Outlinkmeta is a plugin for Nutch 1.8. Its purpose is adding metadata to outlinks and making the metadata available in the NuchDocument that gets indexed. The plugin is intended to be used in combination with custom parsers extracting this metadata. For instance, the extractor plugin could be used for this task.
A document D1 (e.g., an HTML page) links to a document D2 (e.g., a PDF file) and contains information about it (title and authors, for instance).
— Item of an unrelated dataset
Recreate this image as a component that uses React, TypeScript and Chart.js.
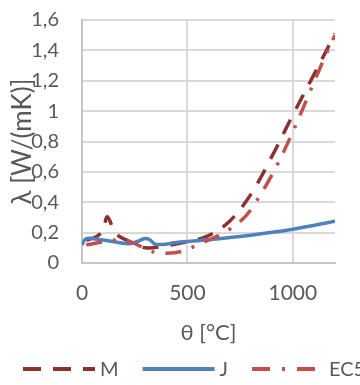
import React, { useEffect, useRef } from "react";
import { Chart, registerables } from "chart.js";

Chart.register(...registerables);

// Thermal conductivity of wood vs. temperature: three models
const mTemps = [20, 70, 100, 120, 160, 220, 300, 400, 500, 600, 700, 800, 900, 1000, 1100, 1200];
const mValues = [0.15, 0.175, 0.215, 0.305, 0.195, 0.145, 0.1, 0.115, 0.14, 0.18, 0.275, 0.45, 0.7, 0.975, 1.24, 1.51];

const jTemps = [0, 20, 80, 150, 220, 260, 295, 320, 345, 380, 450, 600, 800, 1000, 1200];
const jValues = [0.12, 0.16, 0.155, 0.14, 0.127, 0.14, 0.16, 0.155, 0.125, 0.122, 0.135, 0.153, 0.183, 0.222, 0.275];

const ec5Temps = [20, 200, 350, 500, 800, 1200];
const ec5Values = [0.12, 0.15, 0.07, 0.09, 0.35, 1.5];

const seriesLabels = ["M", "J", "EC5"];
const xTickValues = [0, 500, 1000];
const xTickLabels = ["0", "500", "1000"];
const yTickValues = [0, 0.2, 0.4, 0.6, 0.8, 1, 1.2, 1.4, 1.6];
const yTickLabels = ["0", "0,2", "0,4", "0,6", "0,8", "1", "1,2", "1,4", "1,6"];

const FONT = "Lato, 'Open Sans', sans-serif";
const TEXT = "#595959";

const toPoints = (xs: number[], ys: number[]) => xs.map((x, i) => ({ x, y: ys[i] }));

// Legend drawn as a single row of line samples below the axis title
const lineLegend = {
  id: "lineLegend",
  afterDraw(chart: any) {
    const { ctx } = chart;
    const y = 369;
    let x = 23;
    ctx.save();
    ctx.font = `20px ${FONT}`;
    ctx.textBaseline = "middle";
    ctx.textAlign = "left";
    chart.data.datasets.forEach((ds: any) => {
      ctx.strokeStyle = ds.borderColor;
      ctx.lineWidth = 4;
      ctx.lineCap = "butt";
      ctx.setLineDash(ds.legendDash || []);
      ctx.beginPath();
      ctx.moveTo(x, y);
      ctx.lineTo(x + 72, y);
      ctx.stroke();
      ctx.setLineDash([]);
      ctx.fillStyle = TEXT;
      ctx.fillText(ds.label, x + 77, y + 1);
      x += 77 + ctx.measureText(ds.label).width + 24;
    });
    ctx.restore();
  },
};

export default function App() {
  const canvasRef = useRef<HTMLCanvasElement | null>(null);

  useEffect(() => {
    const canvas = canvasRef.current;
    if (!canvas) return;
    const chart = new Chart(canvas, {
      type: "line",
      data: {
        datasets: [
          {
            label: seriesLabels[0],
            data: toPoints(mTemps, mValues),
            borderColor: "#8A3230",
            borderWidth: 3.5,
            borderDash: [16, 12],
            legendDash: [18, 12],
            tension: 0.35,
            pointRadius: 0,
            order: 2,
          } as any,
          {
            label: seriesLabels[1],
            data: toPoints(jTemps, jValues),
            borderColor: "#4F81BD",
            borderWidth: 3.5,
            tension: 0.35,
            pointRadius: 0,
            order: 1,
          } as any,
          {
            label: seriesLabels[2],
            data: toPoints(ec5Temps, ec5Values),
            borderColor: "#C0504D",
            borderWidth: 3.5,
            borderDash: [16, 11, 3, 11],
            legendDash: [18, 12, 3, 12],
            tension: 0.35,
            pointRadius: 0,
            order: 0,
          } as any,
        ],
      },
      options: {
        responsive: false,
        animation: false,
        devicePixelRatio: 1,
        layout: { padding: { top: 20, right: 25, bottom: 39, left: 0 } },
        plugins: {
          legend: { display: false },
          tooltip: { enabled: false },
        },
        scales: {
          x: {
            type: "linear",
            bounds: "data",
            min: 0,
            max: 1200,
            afterBuildTicks: (s: any) => {
              s.ticks = xTickValues.map((value) => ({ value }));
            },
            afterFit: (s: any) => {
              s.height = 83;
            },
            ticks: {
              padding: 0,
              color: TEXT,
              font: { family: FONT, size: 21 },
              callback: (_v: any, i: number) => xTickLabels[i],
            },
            grid: { color: "#D9D9D9", lineWidth: 2, drawTicks: true, tickLength: 18, tickColor: "rgba(0,0,0,0)" },
            border: { color: "#C6C6C6", width: 2 },
            title: {
              display: true,
              text: "θ [°C]",
              color: TEXT,
              font: { family: FONT, size: 22 },
              padding: { top: 0, bottom: 0 },
            },
          },
          y: {
            min: 0,
            max: 1.6,
            afterBuildTicks: (s: any) => {
              s.ticks = yTickValues.map((value) => ({ value }));
            },
            afterFit: (s: any) => {
              s.width = 82;
            },
            ticks: {
              padding: 0,
              color: TEXT,
              font: { family: FONT, size: 20 },
              callback: (_v: any, i: number) => yTickLabels[i],
            },
            grid: { color: "#D9D9D9", lineWidth: 2, drawTicks: true, tickLength: 23, tickColor: "rgba(0,0,0,0)" },
            border: { color: "#C6C6C6", width: 2 },
            title: {
              display: true,
              text: "λ [W/(mK)]",
              color: TEXT,
              font: { family: FONT, size: 26 },
              padding: { top: 7, bottom: 0 },
            },
          },
        },
      },
      plugins: [lineLegend],
    });
    return () => chart.destroy();
  }, []);

  return (
    <div style={{ position: "absolute", left: 0, top: 0, width: 360, height: 385, overflow: "hidden", background: "#fff" }}>
      <canvas ref={canvasRef} width={360} height={385} style={{ display: "block" }} />
    </div>
  );
}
After extracting this information and the link from D1, the plugin adds it to the outlink and D2 can be indexed including the metadata from D1.
<property>
<name>outlinkmeta.urlField</name>
<value></value>
<description>Key of the parse metadata entry containing an URL that should be annotated.</description>
</property>
<property>
<name>outlinkmeta.urlDescription</name>
<value></value>
<description>An anchor description for the outlink created from the above URL.</description>
</property>
<property>
<name>outlinkmeta.fields</name>
<value></value>
<description>comma-separated list of parse metadata fields that should be put into the outlink's metadata.</description>
</property>
<property>
<name>outlinkmeta.indexBinary</name>
<value>false</value>
<description>If true, the Base64 encoded binary content of the fetched document for the above URL will be made available in the NutchDocument that is send to the indexer.</description>
</property>
The NutchDocument contains all fields from the list in outlinkmeta.fields
where the value of the respective parse metadata entry was not empty.
Additionally, an entry with key outlinkmeta.base64
can be present storing the Base64 encoded binary content of the original document.